Greta Thunberg’s youth is part of what inspired so many in the crowd on Friday, whether they themselves were young or old. The sixteen year old has become something of a “rock star” to her supporters, so there wasn’t much grumbling when an announcement came over the loudspeakers: they’d have to wait a few more minutes for her to arrive. Thunberg had to re-charge her electric car before she could finish the drive to Iowa City.

"I knew we were never alone. Greta Thunberg was striking with us, no matter what, no matter where." - Massimo Biggers, Iowa City Climate Strikers

When she did arrive, she stood on a stage next to Iowa City students and local elected officials while the crowd chanted her name.

“Wow!” Thunberg said as she took the mic and looked out over the crowd. “It’s just so many people! I don’t think any one of us expected this many people!”

Thunberg told the crowd they gave her hope.

“This is the real hope,” she said. “So many people gathering here on a weekday, with such a short notice…this is real hope to me.”

Iowa City Mayor Throgmorton took to the stage Friday, saying he was “extremely proud” to formally welcome Thunberg to Iowa. He also encouraged the crowd to keep on fighting, saying the United States has a “moral imperative” to take aggressive action to drastically reduce greenhouse gas emissions to lessen the effects of climate change.

“Climate change can seem daunting in scale and complexity. In light of that one might ask, why should I do anything if my neighbor doesn’t act also?” Throgmorton asked. “We need to flip that line of questioning around. If we don’t act, who will?”

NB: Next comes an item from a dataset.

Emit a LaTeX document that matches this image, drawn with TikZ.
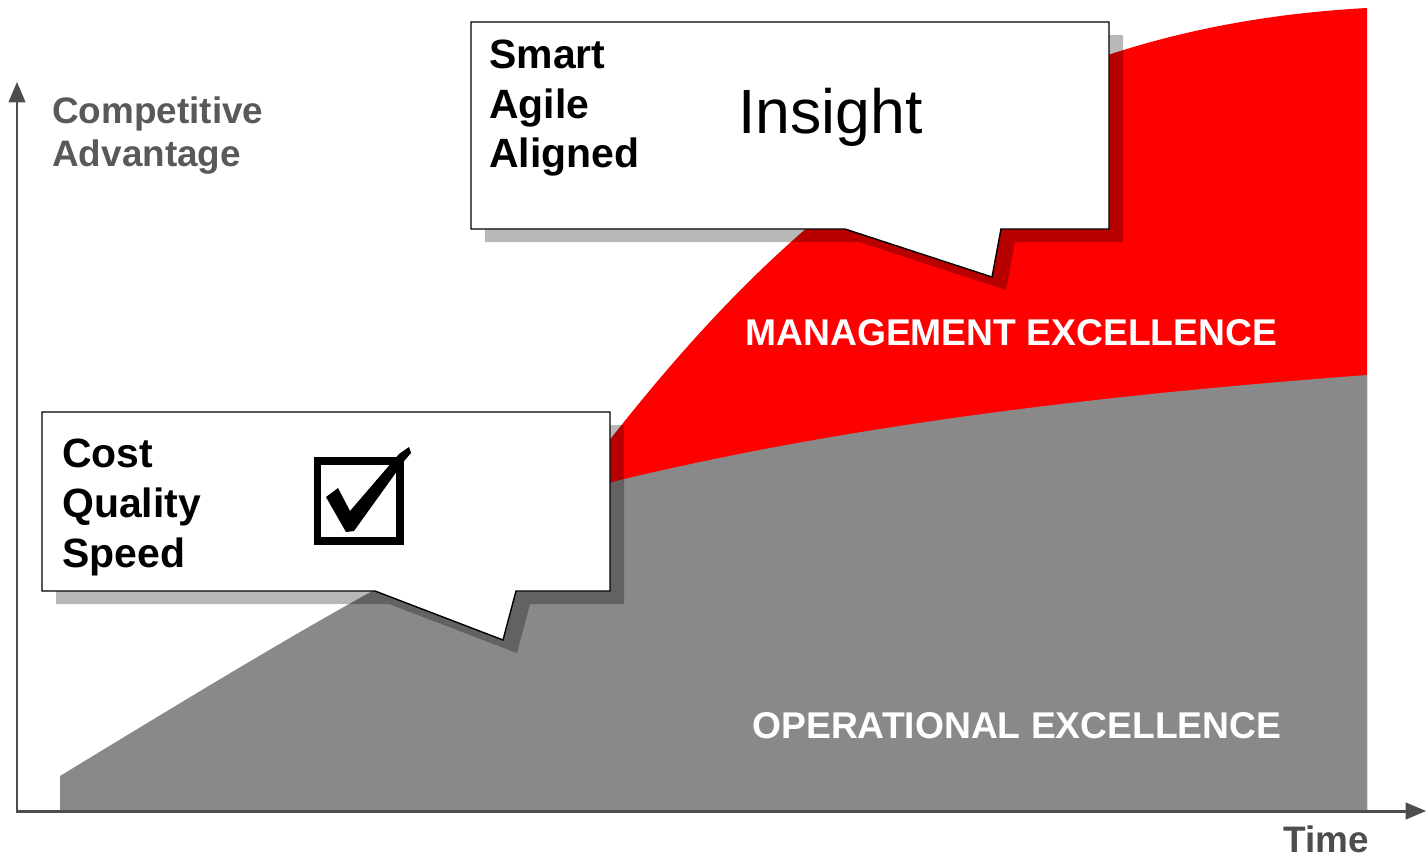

Throgmorton acknowledged the “little bit of pressure” applied by the Iowa City Climate Strikers that spurred the city council to adopt even more aggressive goals for greenhouse gas emissions reductions. The city’s new Climate Action Plan is now in line with the recommendations set out by the United Nations’ International Panel on Climate Change, which calls for a 45 percent cut in GHG emissions by 2030 and net zero GHG emissions by 2050.

"We teenagers and children shouldn't have to take the responsibility, but right now the world leaders keep acting like children and somebody needs to be the adult in the room [...] the world is waking up, and we are the change! And change is coming whether they like it or not!" - Greta Thunberg, climate activist

Massimo Biggers, now a student at Iowa City High, who started the local student movement said in a Twitter message sent in between classes this week that the group has looked up to Thunberg from the get-go.

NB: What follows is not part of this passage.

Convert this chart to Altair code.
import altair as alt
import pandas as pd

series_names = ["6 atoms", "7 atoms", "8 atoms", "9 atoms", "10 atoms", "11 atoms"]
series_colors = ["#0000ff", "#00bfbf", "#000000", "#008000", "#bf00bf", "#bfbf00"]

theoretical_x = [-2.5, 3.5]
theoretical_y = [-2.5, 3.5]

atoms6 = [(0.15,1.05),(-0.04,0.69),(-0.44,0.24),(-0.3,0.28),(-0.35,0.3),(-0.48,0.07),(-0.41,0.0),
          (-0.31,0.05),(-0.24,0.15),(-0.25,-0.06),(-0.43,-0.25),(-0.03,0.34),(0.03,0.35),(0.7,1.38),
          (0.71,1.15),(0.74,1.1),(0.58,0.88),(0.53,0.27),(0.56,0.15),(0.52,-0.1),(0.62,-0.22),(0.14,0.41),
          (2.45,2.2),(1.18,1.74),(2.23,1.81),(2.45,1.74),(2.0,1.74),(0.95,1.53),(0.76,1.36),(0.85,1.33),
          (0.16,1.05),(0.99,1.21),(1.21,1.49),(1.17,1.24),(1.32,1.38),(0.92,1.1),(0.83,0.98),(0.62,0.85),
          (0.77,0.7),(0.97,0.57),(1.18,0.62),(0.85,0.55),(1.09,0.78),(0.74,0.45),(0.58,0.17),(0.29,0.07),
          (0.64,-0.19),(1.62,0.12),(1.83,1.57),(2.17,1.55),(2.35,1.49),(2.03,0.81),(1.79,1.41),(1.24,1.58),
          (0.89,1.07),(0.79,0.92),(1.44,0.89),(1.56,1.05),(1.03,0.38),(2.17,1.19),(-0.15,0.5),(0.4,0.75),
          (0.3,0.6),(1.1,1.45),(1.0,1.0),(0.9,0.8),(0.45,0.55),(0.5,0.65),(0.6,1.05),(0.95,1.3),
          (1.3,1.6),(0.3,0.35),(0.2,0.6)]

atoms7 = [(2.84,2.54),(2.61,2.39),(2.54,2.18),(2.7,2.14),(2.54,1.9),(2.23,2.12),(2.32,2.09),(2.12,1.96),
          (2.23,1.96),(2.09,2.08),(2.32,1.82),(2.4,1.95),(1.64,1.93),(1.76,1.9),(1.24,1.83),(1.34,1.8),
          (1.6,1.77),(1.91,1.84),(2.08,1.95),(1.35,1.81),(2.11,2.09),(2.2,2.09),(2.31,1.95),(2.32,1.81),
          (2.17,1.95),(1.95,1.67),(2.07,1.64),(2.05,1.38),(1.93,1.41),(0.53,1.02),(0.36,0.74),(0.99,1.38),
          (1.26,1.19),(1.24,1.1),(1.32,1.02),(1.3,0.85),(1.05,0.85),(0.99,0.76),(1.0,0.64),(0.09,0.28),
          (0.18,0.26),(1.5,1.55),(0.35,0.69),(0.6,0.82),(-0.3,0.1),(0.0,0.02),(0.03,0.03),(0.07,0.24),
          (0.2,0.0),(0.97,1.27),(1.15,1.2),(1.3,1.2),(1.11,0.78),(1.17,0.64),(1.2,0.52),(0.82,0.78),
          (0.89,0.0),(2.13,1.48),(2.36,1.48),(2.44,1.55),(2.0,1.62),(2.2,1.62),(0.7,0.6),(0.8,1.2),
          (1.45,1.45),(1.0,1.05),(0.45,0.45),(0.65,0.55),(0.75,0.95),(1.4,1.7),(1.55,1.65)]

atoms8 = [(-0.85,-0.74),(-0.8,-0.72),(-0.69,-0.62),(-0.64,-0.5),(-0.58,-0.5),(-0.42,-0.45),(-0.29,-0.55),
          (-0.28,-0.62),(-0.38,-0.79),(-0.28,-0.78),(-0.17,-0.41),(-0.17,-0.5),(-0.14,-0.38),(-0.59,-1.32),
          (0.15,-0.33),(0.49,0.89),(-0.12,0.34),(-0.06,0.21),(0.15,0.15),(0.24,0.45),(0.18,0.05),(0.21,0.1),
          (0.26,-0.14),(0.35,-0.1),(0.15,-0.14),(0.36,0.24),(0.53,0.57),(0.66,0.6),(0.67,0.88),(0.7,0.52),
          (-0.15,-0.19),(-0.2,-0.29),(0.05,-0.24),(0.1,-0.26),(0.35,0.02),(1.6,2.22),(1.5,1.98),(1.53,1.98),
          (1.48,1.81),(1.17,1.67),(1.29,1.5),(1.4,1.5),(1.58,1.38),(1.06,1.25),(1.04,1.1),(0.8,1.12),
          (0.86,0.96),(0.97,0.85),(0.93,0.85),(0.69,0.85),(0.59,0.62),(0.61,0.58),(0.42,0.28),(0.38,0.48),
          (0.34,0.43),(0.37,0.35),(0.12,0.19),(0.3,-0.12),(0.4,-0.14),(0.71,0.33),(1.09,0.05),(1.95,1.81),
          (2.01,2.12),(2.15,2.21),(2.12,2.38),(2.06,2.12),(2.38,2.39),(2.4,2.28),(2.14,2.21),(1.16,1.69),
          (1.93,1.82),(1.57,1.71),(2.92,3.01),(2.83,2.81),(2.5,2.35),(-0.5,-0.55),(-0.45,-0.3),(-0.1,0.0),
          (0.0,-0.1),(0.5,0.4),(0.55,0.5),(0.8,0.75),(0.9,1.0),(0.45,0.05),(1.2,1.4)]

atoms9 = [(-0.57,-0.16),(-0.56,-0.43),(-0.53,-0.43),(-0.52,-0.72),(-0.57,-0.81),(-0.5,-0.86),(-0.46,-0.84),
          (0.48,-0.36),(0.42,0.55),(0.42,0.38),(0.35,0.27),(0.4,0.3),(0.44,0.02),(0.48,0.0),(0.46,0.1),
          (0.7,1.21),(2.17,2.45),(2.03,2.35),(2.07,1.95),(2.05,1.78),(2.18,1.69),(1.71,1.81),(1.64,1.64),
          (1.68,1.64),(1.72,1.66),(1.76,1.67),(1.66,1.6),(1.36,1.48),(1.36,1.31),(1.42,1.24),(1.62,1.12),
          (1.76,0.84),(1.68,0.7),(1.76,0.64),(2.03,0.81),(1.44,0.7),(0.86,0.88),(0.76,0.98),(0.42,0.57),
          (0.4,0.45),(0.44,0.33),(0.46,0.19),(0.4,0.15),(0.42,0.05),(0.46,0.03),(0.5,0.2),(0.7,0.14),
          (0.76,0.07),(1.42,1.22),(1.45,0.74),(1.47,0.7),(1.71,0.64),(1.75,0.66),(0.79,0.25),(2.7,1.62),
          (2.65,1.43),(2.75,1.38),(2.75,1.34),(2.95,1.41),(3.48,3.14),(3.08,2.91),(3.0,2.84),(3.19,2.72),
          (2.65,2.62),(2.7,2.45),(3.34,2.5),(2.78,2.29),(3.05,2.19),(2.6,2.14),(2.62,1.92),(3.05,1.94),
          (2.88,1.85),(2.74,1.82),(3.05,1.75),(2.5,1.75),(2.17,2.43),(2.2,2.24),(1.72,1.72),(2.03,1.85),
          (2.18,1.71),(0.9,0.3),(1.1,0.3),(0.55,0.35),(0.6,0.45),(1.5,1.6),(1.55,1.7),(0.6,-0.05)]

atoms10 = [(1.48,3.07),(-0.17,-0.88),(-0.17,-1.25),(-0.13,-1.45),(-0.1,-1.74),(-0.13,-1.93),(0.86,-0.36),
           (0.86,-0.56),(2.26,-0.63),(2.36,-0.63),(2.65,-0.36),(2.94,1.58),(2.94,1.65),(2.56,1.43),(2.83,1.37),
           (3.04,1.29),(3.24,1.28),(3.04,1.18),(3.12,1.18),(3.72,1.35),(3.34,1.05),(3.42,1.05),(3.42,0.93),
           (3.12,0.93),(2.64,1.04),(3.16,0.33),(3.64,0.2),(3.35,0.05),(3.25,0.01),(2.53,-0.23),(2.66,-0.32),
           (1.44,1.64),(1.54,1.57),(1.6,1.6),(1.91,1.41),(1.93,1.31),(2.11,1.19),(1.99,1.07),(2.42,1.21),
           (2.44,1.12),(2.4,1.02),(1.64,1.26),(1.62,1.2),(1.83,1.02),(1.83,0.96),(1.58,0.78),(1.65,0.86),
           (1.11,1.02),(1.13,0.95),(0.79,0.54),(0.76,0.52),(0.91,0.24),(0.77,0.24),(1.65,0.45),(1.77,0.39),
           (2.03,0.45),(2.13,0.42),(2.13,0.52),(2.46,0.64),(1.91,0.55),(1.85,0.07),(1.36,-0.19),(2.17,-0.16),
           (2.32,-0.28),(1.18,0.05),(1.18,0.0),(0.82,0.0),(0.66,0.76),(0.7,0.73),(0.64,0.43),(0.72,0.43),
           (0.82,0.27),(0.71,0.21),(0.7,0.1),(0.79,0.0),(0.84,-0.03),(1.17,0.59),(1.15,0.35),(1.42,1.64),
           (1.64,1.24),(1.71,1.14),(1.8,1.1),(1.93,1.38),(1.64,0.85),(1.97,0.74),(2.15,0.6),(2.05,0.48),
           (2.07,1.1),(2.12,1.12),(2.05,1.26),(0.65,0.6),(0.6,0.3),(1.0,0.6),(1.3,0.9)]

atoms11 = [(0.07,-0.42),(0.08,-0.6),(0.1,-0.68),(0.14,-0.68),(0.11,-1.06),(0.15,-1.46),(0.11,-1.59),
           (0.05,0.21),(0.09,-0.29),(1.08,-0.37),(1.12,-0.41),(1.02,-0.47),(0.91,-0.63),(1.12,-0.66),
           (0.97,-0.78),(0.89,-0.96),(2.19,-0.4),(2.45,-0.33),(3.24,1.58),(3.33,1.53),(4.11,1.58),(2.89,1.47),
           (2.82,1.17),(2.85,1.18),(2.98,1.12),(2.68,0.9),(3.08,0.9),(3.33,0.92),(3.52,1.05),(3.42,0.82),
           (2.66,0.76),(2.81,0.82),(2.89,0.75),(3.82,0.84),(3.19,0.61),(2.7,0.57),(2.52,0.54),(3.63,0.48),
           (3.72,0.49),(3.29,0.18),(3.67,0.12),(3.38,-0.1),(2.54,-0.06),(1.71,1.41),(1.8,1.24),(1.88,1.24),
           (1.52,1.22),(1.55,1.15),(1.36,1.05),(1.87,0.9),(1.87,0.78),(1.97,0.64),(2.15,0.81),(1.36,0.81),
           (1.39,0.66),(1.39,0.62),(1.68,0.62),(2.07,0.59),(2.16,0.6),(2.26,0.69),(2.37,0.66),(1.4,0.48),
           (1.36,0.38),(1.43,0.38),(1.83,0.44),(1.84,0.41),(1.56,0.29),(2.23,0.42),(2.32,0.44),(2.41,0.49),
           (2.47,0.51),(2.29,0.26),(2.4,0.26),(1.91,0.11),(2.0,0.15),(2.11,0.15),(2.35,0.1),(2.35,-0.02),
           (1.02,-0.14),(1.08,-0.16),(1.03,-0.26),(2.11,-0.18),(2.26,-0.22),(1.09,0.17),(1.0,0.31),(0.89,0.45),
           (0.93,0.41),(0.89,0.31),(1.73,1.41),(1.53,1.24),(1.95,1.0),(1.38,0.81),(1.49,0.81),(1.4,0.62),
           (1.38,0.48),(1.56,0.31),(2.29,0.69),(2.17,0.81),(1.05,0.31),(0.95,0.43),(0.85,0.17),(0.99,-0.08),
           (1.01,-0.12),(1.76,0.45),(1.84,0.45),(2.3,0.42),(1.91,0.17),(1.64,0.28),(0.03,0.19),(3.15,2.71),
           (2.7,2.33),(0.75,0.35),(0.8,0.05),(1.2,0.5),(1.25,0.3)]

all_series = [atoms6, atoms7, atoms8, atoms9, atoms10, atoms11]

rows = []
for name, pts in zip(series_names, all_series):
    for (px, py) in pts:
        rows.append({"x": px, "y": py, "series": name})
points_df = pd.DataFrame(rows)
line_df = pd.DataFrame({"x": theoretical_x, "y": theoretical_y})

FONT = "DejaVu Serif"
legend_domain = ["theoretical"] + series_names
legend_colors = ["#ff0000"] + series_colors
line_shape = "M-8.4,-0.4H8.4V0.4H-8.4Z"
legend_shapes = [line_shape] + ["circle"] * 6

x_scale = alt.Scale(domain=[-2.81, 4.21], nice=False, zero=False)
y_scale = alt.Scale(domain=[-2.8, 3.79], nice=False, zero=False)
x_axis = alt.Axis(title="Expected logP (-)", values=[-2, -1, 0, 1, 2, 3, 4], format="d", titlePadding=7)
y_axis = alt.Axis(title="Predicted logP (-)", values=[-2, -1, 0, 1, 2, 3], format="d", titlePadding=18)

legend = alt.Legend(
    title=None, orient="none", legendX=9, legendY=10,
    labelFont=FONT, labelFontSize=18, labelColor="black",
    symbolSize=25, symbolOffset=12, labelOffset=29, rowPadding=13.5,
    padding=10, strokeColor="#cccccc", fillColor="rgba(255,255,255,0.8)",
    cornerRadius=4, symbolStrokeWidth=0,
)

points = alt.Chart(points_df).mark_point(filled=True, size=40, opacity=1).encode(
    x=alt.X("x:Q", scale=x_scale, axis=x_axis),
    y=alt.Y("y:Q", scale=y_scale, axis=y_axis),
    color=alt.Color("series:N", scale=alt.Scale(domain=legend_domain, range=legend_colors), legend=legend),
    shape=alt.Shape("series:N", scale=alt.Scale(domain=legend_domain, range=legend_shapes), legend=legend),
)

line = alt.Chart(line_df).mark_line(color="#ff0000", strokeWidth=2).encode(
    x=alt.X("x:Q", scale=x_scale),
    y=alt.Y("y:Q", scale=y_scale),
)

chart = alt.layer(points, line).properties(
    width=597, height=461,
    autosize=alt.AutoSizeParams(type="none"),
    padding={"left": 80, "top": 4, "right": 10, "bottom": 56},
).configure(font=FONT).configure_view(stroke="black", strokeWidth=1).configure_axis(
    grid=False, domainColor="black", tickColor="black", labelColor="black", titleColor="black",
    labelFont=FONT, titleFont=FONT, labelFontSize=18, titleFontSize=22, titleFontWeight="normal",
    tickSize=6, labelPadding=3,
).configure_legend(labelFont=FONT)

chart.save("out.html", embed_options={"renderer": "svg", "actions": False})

“Greta inspired us from the start,” Biggers wrote, saying the group and Thunberg interacted on social media. “I think our focus on local initiatives are kinda unique in the country. A lot of strikers are general in their actions. We focused locally […] I think Greta and folks have been taking note.”

From the stage Friday, Biggers said that even when it was just him and a couple of friends, they knew they weren’t alone.

“I knew we were never alone. Greta Thunberg was striking with us, no matter what, no matter where,” he said.

On Friday, Biggers and other student organizers stood next to Thunberg, just two weeks after she had admonished world leaders from a stage at the United Nations Climate Action Summit, in a speech that has since been viewed millions of times online.

“We teenagers and children shouldn’t have to take the responsibility, but right now the world leaders keep acting like children and somebody needs to be the adult in the room,” Thunberg said Friday, as the crowd cheered. “The world is waking up, and we are the change! And change is coming whether they like it or not!”

"Solving climate change will take an entire societal upheaval [...] governments and corporations need to change. They must change." - Shoshie Hemley, Iowa City Climate Strikers

Thunberg’s visit is a boost to the group’s latest push: to convince the University of Iowa to sign on to a “town-gown climate accord” and commit to 100 percent renewable energy by 2030, and to end the burning of coal at the UI’s power plant “immediately."

City High students Esti Brady and Alex Howe led the crowd of thousands in calling directly on UI President Bruce Herrald to act.

“The University of Iowa should be a beacon of light for our community, instead, the university’s sustainability goals were written in 2008. That’s over a decade ago and we have a climate emergency on our hands,” Brady said.

“President Herrald, no more excuses!” the crowd chanted with her.

Asked for a comment on the rally and the students’ requests, a university spokeswoman said simply, “The University of Iowa has pledged to be coal-free by 2025.”

Burning coal isone of the most greenhouse gas-intensive ways to power homes and buildings. Simply ditching the practice isn’t enough for those who want to see aggressive action; their ultimate goal is for the university and ultimately the state to transition entirely to renewable energy, and rapidly.

City High student Shoshie Hemley says simply being aware of climate change isn’t enough: sacrifices must be made.

“Solving climate change will take an entire societal upheaval,” Hemley said. “Governments and corporations need to change. They must change.”

Hemley’s vision of the future is nothing short of transformational. That’s what’s necessary she says, to lessen the chances of more natural disasters that have devastated her mother’s home country of the Philippines, and flooded communities across the Midwest.

“We must all be ready to put in time, energy, resources and money into changing the way our society functions,” she said. “Let’s make these sacrifices now to prevent the devastating sacrifices we will have to make in the future.”

That’s a message that Thunberg echoed as well: even if elected officials don’t take the steps they see as necessary, Thunberg urged the crowd to never give up.

“We must always carry on and we can never allow ourselves to give up,” she said. “That is simply not an option.”